__TASK TO CARRY OUT__.
Only the lines from the line with "Convert this chart to matplotlib code." through the line with "plt.rcParams['font.family'] = ['Noto" should be copied, exactly as they appear, with both ends kept.

Source code of charts:
....
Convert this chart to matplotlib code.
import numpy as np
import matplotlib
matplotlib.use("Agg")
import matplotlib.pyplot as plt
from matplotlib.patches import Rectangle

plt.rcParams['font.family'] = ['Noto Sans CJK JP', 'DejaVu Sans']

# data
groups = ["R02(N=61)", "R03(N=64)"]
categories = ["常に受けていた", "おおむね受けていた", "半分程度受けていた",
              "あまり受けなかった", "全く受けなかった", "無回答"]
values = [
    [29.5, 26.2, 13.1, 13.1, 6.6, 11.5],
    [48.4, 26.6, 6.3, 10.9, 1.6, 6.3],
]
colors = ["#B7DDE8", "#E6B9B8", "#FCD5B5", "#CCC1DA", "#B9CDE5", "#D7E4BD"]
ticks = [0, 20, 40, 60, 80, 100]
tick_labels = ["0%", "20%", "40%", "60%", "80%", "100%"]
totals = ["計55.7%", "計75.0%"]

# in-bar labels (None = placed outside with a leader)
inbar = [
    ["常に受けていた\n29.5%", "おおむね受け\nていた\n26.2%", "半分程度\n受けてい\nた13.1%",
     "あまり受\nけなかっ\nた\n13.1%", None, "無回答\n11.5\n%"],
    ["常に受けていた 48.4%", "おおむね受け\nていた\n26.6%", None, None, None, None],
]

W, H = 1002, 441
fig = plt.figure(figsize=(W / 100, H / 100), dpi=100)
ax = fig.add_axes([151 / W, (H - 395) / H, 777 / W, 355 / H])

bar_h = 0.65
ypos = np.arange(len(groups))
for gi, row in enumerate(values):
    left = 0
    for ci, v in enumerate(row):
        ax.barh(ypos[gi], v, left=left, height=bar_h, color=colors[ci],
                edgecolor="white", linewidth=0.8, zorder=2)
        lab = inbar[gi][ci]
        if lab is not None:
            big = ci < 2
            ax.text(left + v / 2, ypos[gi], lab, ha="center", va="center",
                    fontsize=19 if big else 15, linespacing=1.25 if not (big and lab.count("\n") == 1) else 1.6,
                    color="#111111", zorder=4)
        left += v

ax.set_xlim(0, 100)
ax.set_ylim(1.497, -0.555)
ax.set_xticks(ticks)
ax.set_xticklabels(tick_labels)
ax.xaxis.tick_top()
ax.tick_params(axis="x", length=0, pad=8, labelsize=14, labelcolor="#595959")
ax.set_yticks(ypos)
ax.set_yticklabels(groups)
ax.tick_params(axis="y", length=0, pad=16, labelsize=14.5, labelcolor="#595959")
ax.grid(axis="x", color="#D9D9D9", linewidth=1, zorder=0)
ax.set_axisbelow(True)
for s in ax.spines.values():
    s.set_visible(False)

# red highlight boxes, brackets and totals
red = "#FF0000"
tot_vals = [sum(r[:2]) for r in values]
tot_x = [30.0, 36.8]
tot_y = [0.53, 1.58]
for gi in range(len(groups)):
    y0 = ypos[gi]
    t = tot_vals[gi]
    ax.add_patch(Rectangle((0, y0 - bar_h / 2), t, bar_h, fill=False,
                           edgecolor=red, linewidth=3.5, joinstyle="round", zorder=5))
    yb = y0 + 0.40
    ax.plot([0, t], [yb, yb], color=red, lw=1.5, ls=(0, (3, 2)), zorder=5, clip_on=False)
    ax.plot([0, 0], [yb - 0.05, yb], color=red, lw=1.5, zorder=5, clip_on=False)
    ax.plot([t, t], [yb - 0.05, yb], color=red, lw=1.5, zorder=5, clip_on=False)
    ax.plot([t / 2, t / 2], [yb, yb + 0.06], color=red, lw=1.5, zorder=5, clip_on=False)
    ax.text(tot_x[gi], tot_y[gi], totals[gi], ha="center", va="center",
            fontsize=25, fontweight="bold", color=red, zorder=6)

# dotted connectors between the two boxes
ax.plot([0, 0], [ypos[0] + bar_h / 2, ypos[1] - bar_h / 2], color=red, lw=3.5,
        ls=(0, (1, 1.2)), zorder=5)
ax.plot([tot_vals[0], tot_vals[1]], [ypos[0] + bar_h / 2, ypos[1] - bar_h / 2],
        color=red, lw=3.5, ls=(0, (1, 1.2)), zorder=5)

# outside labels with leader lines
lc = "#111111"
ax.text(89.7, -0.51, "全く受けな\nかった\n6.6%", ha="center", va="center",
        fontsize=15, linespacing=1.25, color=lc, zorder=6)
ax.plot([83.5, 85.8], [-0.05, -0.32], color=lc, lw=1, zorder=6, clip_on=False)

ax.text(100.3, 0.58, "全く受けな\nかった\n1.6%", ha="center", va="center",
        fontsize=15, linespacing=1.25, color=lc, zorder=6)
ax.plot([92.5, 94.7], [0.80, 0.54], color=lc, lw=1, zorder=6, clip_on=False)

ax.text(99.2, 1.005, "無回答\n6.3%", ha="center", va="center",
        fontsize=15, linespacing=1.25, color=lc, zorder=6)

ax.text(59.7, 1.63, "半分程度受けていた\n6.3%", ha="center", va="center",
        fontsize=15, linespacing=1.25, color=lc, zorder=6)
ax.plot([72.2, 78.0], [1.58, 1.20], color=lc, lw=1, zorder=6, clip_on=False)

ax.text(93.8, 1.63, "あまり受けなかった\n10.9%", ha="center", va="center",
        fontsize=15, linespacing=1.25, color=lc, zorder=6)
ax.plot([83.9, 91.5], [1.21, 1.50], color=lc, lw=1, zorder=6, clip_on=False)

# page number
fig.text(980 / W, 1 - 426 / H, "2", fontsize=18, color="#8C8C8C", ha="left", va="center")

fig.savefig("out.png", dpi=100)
....
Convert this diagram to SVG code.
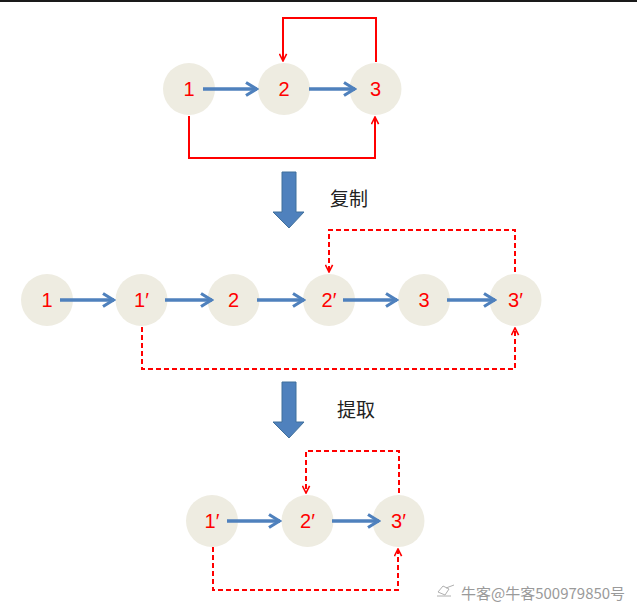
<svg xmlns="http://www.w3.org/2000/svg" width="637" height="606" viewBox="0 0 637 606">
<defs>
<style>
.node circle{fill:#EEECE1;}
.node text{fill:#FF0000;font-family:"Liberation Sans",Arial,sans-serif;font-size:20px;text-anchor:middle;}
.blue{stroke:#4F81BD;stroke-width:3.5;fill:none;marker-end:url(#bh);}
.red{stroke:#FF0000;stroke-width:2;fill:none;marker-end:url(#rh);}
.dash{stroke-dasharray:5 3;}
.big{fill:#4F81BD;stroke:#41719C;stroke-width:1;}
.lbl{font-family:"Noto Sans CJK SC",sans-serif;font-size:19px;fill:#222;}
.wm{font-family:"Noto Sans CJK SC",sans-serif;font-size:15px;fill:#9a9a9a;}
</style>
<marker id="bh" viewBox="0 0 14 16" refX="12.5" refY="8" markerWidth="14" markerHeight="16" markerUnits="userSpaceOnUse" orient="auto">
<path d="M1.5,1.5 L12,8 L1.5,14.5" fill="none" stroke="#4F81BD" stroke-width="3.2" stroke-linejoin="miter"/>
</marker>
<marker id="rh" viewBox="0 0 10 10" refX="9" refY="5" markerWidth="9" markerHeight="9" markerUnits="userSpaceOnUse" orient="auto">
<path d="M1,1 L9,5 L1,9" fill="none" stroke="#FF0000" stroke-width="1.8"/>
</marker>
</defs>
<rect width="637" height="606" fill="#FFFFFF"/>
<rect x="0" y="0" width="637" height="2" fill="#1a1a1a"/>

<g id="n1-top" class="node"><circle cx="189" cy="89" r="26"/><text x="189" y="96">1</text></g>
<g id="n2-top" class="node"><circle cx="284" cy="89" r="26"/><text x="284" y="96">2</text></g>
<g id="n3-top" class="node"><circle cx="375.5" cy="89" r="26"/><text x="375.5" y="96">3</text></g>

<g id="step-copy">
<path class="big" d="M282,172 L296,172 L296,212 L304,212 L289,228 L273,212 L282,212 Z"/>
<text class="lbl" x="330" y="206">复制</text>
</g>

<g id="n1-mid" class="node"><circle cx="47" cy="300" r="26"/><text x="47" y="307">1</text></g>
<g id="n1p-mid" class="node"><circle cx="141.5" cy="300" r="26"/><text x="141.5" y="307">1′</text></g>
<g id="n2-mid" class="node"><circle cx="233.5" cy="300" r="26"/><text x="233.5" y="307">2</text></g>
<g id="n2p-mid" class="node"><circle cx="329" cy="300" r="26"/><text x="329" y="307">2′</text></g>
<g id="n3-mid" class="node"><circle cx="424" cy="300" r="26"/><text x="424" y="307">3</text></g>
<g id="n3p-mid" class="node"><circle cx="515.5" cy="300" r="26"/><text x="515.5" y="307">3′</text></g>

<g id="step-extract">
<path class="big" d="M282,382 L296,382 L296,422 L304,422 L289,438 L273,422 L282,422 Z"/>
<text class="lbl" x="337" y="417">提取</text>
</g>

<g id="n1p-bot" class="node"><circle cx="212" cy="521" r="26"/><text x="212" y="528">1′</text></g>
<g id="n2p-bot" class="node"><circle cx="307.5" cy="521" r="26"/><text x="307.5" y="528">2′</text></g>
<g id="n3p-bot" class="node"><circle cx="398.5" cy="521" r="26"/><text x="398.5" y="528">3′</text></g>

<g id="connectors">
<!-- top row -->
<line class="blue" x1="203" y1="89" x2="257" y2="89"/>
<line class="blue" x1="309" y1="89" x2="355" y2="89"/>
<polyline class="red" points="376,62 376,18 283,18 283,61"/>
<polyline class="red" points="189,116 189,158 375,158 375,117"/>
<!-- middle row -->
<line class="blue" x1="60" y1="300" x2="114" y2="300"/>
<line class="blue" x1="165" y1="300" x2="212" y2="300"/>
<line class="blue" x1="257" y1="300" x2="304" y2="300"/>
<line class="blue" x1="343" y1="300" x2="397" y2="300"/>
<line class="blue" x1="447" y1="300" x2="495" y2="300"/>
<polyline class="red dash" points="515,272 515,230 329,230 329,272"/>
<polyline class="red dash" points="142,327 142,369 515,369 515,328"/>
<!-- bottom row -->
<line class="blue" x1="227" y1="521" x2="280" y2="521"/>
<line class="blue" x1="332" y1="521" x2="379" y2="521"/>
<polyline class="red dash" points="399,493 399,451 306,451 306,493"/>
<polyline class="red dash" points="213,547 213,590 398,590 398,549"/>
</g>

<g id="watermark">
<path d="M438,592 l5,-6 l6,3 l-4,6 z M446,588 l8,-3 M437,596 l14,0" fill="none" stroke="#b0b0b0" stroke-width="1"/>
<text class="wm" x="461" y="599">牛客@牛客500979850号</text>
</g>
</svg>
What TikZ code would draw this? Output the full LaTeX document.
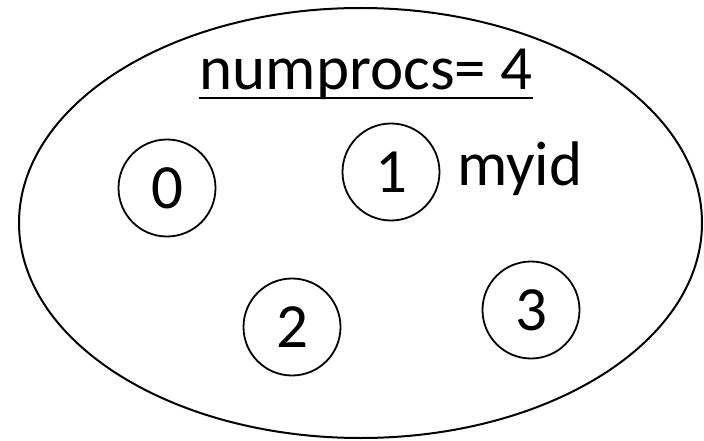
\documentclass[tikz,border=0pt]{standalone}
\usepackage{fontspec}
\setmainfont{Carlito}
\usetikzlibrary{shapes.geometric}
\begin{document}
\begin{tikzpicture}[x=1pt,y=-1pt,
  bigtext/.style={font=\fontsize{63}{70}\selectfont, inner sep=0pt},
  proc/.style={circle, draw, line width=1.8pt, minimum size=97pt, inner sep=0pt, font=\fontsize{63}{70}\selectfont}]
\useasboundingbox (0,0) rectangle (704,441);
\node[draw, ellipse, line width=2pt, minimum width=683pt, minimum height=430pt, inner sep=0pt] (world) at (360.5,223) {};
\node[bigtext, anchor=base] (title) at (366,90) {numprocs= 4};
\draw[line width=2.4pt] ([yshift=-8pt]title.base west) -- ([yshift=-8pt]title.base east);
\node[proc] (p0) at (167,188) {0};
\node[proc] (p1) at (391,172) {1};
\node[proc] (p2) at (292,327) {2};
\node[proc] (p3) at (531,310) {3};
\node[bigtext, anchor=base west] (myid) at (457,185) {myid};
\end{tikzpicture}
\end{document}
....
__EXERCISE RESPONSE__.
Convert this chart to matplotlib code.
import numpy as np
import matplotlib
matplotlib.use("Agg")
import matplotlib.pyplot as plt
from matplotlib.patches import Rectangle

plt.rcParams['font.family'] = ['Noto Sans CJK JP', 'DejaVu Sans']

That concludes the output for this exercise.